GIVEN TASK
Pictures are not part of the copy. Retype the lines from the first one through the line that contains "var dotLevels = [201, 128, 50];".

DATA EXTRACT
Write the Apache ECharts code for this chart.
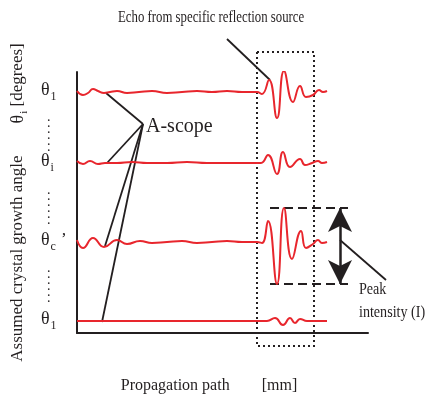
<!DOCTYPE html>
<html>
<head>
<meta charset="utf-8">
<script src="https://cdn.jsdelivr.net/npm/echarts@6/dist/echarts.min.js"></script>
<style>
html, body { margin: 0; padding: 0; background: #fff; }
#main { width: 432px; height: 401px; }
</style>
</head>
<body>
<div id="main"></div>
<script>
// rows of the A-scope stack (assumed angle), top to bottom
var rowSubs = ['1', 'i', 'c', '1'];
var rowLevels = [241, 170, 91, 12];
var dotLevels = [201, 128, 50];

// waveforms as [path, amplitude]
var waveTop = [[0, 1], [6, -3], [11, -1], [16, 3], [21, 1], [27, -1], [33, 0], [40, 1], [50, -1], [62, 0], [75, 1],
    [90, -1], [105, 0], [120, 1], [135, 0], [150, 1], [165, 0], [180, 0], [185, -2], [192, 12], [200, -26],
    [207, 21], [216, -10], [223, 6], [229, -5], [236, -3], [242, 2], [246, 0], [250, 1]];
var waveI = [[0, 2], [6, -1], [13, 2], [21, -1], [28, 0], [40, 0], [55, 1], [70, 0], [90, 0], [110, 1], [130, 0],
    [150, 0], [170, 0], [184, 0], [191, 8], [200, -11], [206, 11], [213, -4], [223, 4], [228, -2], [235, 0],
    [241, 2], [245, 0], [250, 1]];
var waveC = [[0, 2], [6, -6], [16, 4], [27, -5], [40, 2], [50, -2], [63, 1], [75, -1], [90, 0], [105, 1], [120, -1],
    [135, 0], [150, 1], [165, 0], [180, 0], [185, -1], [191, 21], [200, -42], [207, 34], [215, -17], [224, 11],
    [229, -6], [236, -2], [241, 2], [245, -1], [250, 0]];
var waveBottom = [[0, 0], [20, 0], [50, 0], [90, 0], [130, 0], [170, 0], [190, 0], [198, 3], [206, -4], [213, 3],
    [218, -2], [223, 2], [230, 0], [250, 0]];

var pathMax = 291;
var levelMax = 261;

var ink = '#231f20';
var red = '#e8262d';
var serif = 'Liberation Serif';

var chart = echarts.init(document.getElementById('main'));

function trace(wave, level) {
    return {
        type: 'line',
        data: wave.map(function (p) { return [p[0], level + p[1]]; }),
        showSymbol: false,
        smooth: 0.5,
        silent: true,
        lineStyle: { color: red, width: 2 }
    };
}

// annotation stroke, placed through the chart's own axes
function stroke(points, width, dash) {
    return {
        type: 'custom',
        silent: true,
        clip: false,
        z: 3,
        data: [points[0]],
        renderItem: function (params, api) {
            return {
                type: 'polyline',
                shape: { points: points.map(function (p) { return api.coord(p); }) },
                style: { stroke: ink, lineWidth: width, fill: null, lineDash: dash || null }
            };
        }
    };
}

var peakHi = rowLevels[2] + Math.max.apply(null, waveC.map(function (p) { return p[1]; }));
var peakLo = rowLevels[2] + Math.min.apply(null, waveC.map(function (p) { return p[1]; }));
var peakMid = (peakHi + peakLo) / 2;

var hub = [66, 209];

var series = [
    trace(waveTop, rowLevels[0]),
    trace(waveI, rowLevels[1]),
    trace(waveC, rowLevels[2]),
    trace(waveBottom, rowLevels[3]),
    // A-scope leaders
    stroke([[29, rowLevels[0] - 1], hub], 1.8),
    stroke([[30, rowLevels[1]], hub], 1.8),
    stroke([[28, rowLevels[2] - 4], hub], 1.8),
    stroke([[25, rowLevels[3] - 1], hub], 1.8),
    // echo leader
    stroke([[150, 294], [193, rowLevels[0] + 12]], 1.8),
    // dotted window
    stroke([[180, 281], [237, 281], [237, -13], [180, -13], [180, 281]], 2, [2, 3]),
    // peak level markers
    stroke([[193, peakHi], [271, peakHi]], 1.8, [9, 5]),
    stroke([[193, peakLo], [271, peakLo]], 1.8, [9, 5]),
    // peak intensity leader
    stroke([[263, peakMid + 6], [309, 53]], 1.8),
    // double arrow
    {
        type: 'line',
        data: [],
        silent: true,
        markLine: {
            silent: true,
            animation: false,
            symbol: ['none', 'arrow'],
            symbolSize: [18, 24],
            label: { show: false },
            emphasis: { disabled: true },
            lineStyle: { color: ink, width: 2.5, type: 'solid' },
            data: [
                [{ coord: [263, peakMid] }, { coord: [263, peakHi] }],
                [{ coord: [263, peakMid] }, { coord: [263, peakLo] }]
            ]
        }
    }
];

var option = {
    animation: false,
    grid: { left: 77, top: 72, right: 64, bottom: 68, outerBoundsMode: 'none' },
    xAxis: {
        type: 'value',
        min: 0,
        max: pathMax,
        axisLine: { show: true, lineStyle: { color: ink, width: 2 } },
        axisTick: { show: false },
        axisLabel: { show: false },
        splitLine: { show: false },
        name: '{a|Propagation path}{b|[mm]}',
        nameLocation: 'middle',
        nameGap: 45,
        nameTextStyle: {
            padding: [0, 27, 0, 0],
            rich: {
                a: { fontFamily: serif, fontSize: 16, color: ink },
                b: { fontFamily: serif, fontSize: 16, color: ink, padding: [0, 0, 0, 32] }
            }
        }
    },
    yAxis: {
        type: 'value',
        min: 0,
        max: levelMax,
        axisLine: { show: true, lineStyle: { color: ink, width: 2 } },
        axisTick: { show: false },
        splitLine: { show: false },
        axisLabel: {
            customValues: rowLevels.concat(dotLevels),
            align: 'left',
            margin: 36,
            formatter: function (v) {
                var k = rowLevels.indexOf(v);
                if (k < 0) return '{d|.}\n{d|.}\n{d|.}\n{d|.}\n{d|.}\n{d|.}';
                var s = '{t|θ}{s|' + rowSubs[k] + '}';
                if (rowSubs[k] === 'c') s += '{p|’}';
                return s;
            },
            rich: {
                t: { fontFamily: serif, fontSize: 18, color: ink, verticalAlign: 'top', lineHeight: 20 },
                s: { fontFamily: serif, fontSize: 12, color: ink, verticalAlign: 'top', padding: [10, 0, 0, 1] },
                p: { fontFamily: serif, fontSize: 17, color: ink, verticalAlign: 'top', padding: [0, 0, 0, 5] },
                d: { fontFamily: serif, fontSize: 14, color: ink, lineHeight: 6, padding: [0, 0, 0, 6] }
            }
        },
        name: '{n|Assumed crystal growth angle}{t|θ}{s|i}{n| [degrees]}',
        nameLocation: 'middle',
        nameRotate: 90,
        nameGap: 45,
        nameTextStyle: {
            rich: {
                n: { fontFamily: serif, fontSize: 17, color: ink, verticalAlign: 'top', lineHeight: 20 },
                t: { fontFamily: serif, fontSize: 18, color: ink, verticalAlign: 'top', lineHeight: 20, padding: [0, 0, 0, 32] },
                s: { fontFamily: serif, fontSize: 11, color: ink, verticalAlign: 'top', padding: [10, 0, 0, 1] }
            }
        }
    },
    graphic: [
        { type: 'text', x: 118, y: 18, scaleX: 0.8, style: { text: 'Echo from specific reflection source', font: '16px "Liberation Serif"', fill: ink, verticalAlign: 'middle' } },
        { type: 'text', x: 146, y: 127, style: { text: 'A-scope', font: '20px "Liberation Serif"', fill: ink, verticalAlign: 'middle' } },
        { type: 'text', x: 359, y: 290, scaleX: 0.88, style: { text: 'Peak', font: '16px "Liberation Serif"', fill: ink, verticalAlign: 'middle' } },
        { type: 'text', x: 359, y: 313, scaleX: 0.88, style: { text: 'intensity (I)', font: '16px "Liberation Serif"', fill: ink, verticalAlign: 'middle' } }
    ],
    series: series
};

chart.setOption(option);
</script>
</body>
</html>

RESULT OF THE EXERCISE
Write the Apache ECharts code for this chart.
<!DOCTYPE html>
<html>
<head>
<meta charset="utf-8">
<script src="https://cdn.jsdelivr.net/npm/echarts@6/dist/echarts.min.js"></script>
<style>
html, body { margin: 0; padding: 0; background: #fff; }
#main { width: 432px; height: 401px; }
</style>
</head>
<body>
<div id="main"></div>
<script>
// rows of the A-scope stack (assumed angle), top to bottom
var rowSubs = ['1', 'i', 'c', '1'];
var rowLevels = [241, 170, 91, 12];
var dotLevels = [201, 128, 50];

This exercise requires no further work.